I am currently reading a research paper that uses the term 2-flat. However, I don't understand what this term means.
For example, the paper mentions in its definition of APN that for all distinct $a$, $b$, $c$ and $d$ in $V$,
$$a + b + c + d = 0 \implies f(a) + f(b) + f(c) + f(d) \neq 0$$
i.e. $f$ does not sum to 0 on any 2-flat.
It would be great if anyone could explain what 2-flat means here.
In the context of Boolean functions, "flat" is usually used as a synonym for "affine subspace of $\mathbb{F}_2^n$". More generally, an $n$-flat in a vector space $V$ (which may be considered as an affine space) is an $n$-dimensional affine subspace of $V$.
Note that a 2-flat of a vector space $V$ over $\mathbb{F}_2$ is then any set of the form
$$A = \{a, a + b, a + c, a + b + c\}$$
with $a, b, c \in V$ distinct. Remark that $\sum_{x \in A} x = 0$ and conversely, any four distinct elements in $V$ that sum to zero form a 2-flat.

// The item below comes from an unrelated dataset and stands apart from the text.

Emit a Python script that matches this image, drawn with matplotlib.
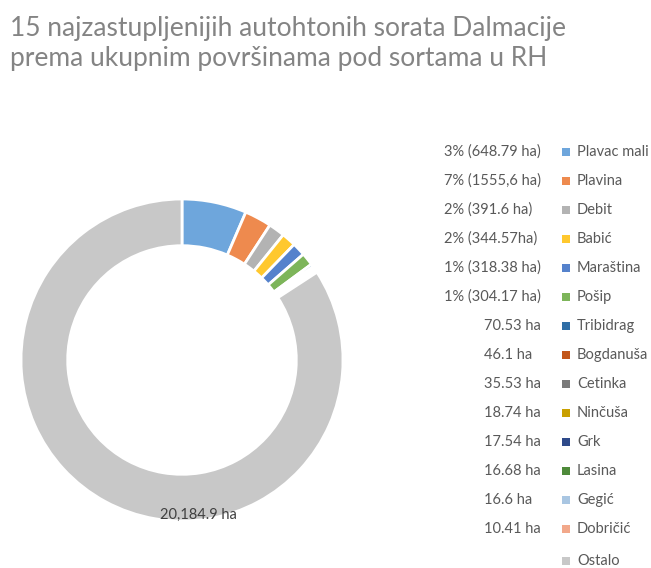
import matplotlib
matplotlib.use("Agg")
from matplotlib import pyplot as plt

# sorte (redoslijed kao u legendi), površine u ha
sorte = ['Plavac mali', 'Plavina', 'Debit', 'Babić', 'Maraština', 'Pošip',
         'Tribidrag', 'Bogdanuša', 'Cetinka', 'Ninčuša', 'Grk', 'Lasina',
         'Gegić', 'Dobričić', 'Ostalo']
povrsine = [1555.6, 648.79, 391.6, 344.57, 318.38, 304.17,
            70.53, 46.1, 35.53, 18.74, 17.54, 16.68,
            16.6, 10.41, 20184.9]
oznake = ['3% (648.79 ha)', '7% (1555,6 ha)', '2% (391.6 ha)', '2% (344.57ha)',
          '1% (318.38 ha)', '1% (304.17 ha)', '70.53 ha', '46.1 ha', '35.53 ha',
          '18.74 ha', '17.54 ha', '16.68 ha', '16.6 ha', '10.41 ha', '']
boje = ['#6EA6DC', '#EE8A4E', '#B3B3B3', '#FFC82E', '#5582CC', '#7DB55A',
        '#2F6EA6', '#C2561A', '#7A7A7A', '#C9A000', '#2E4A8A', '#4E8A3A',
        '#A9C6E2', '#F2A88A', '#C8C8C8']
ostalo_tekst = '20,184.9 ha'

W, H = 651, 568
font = ['Lato', 'DejaVu Sans']

fig = plt.figure(figsize=(W / 100, H / 100), dpi=100)
ax = fig.add_axes([0, 0, 1, 1])

fig.text(10 / W, 1 - 36 / H, '15 najzastupljenijih autohtonih sorata Dalmacije',
         fontsize=19, color='#848484', family=font,
         ha='left', va='baseline')
fig.text(10 / W, 1 - 66 / H, 'prema ukupnim površinama pod sortama u RH',
         fontsize=19, color='#848484', family=font,
         ha='left', va='baseline')

cx, cy, r = 182, H - 360, 161
ax.pie(povrsine, colors=boje, startangle=90, counterclock=False,
       center=(cx, cy), radius=r, frame=True,
       wedgeprops=dict(width=r * 0.29, edgecolor='white', linewidth=2))
ax.set_xlim(0, W)
ax.set_ylim(0, H)
ax.set_aspect('equal')
ax.axis('off')

ax.text(198, H - 515, ostalo_tekst, fontsize=10.5, color='#404040',
        family=font, ha='center', va='center')

y0, dy = 152, 29
for i, (s, o, b) in enumerate(zip(sorte, oznake, boje)):
    y = H - (y0 + i * dy) if i < 14 else H - 561
    ax.scatter([566], [y], marker='s', s=34, color=b, linewidths=0)
    ax.text(577, y, s, fontsize=10.5, color='#595959', family=font,
            ha='left', va='center')
    if o:
        x = 444 if '%' in o else 484
        ax.text(x, y, o, fontsize=10.5, color='#595959', family=font,
                ha='left', va='center')

fig.savefig('out.png', dpi=100, facecolor='white')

As Aleph said, an $n$-flat in $\mathbb{F}_2^n$ (ocassionally denoted as $\mathrm{AG}(n,2)$), is an $n$-dimensional affine subspace.
It is worth noting that an affine combination in $\mathbb{F}_2^n$ is a sum $\sum_{i=1}^m \alpha_i x_i$ where $\alpha_i \in \mathbb{F}_2$ such that $\sum_{i=1}^m \alpha_i = 1$. In short, this means that affine combinations in $\mathbb{F}_2^n$ are the sums of an odd number of vectors. The affine span of some set of vectors is then the set of all affine combinations of vectors in the given set. Finally, an $n$-flat is defined to be the affine span of $n+1$ affinely independent vectors.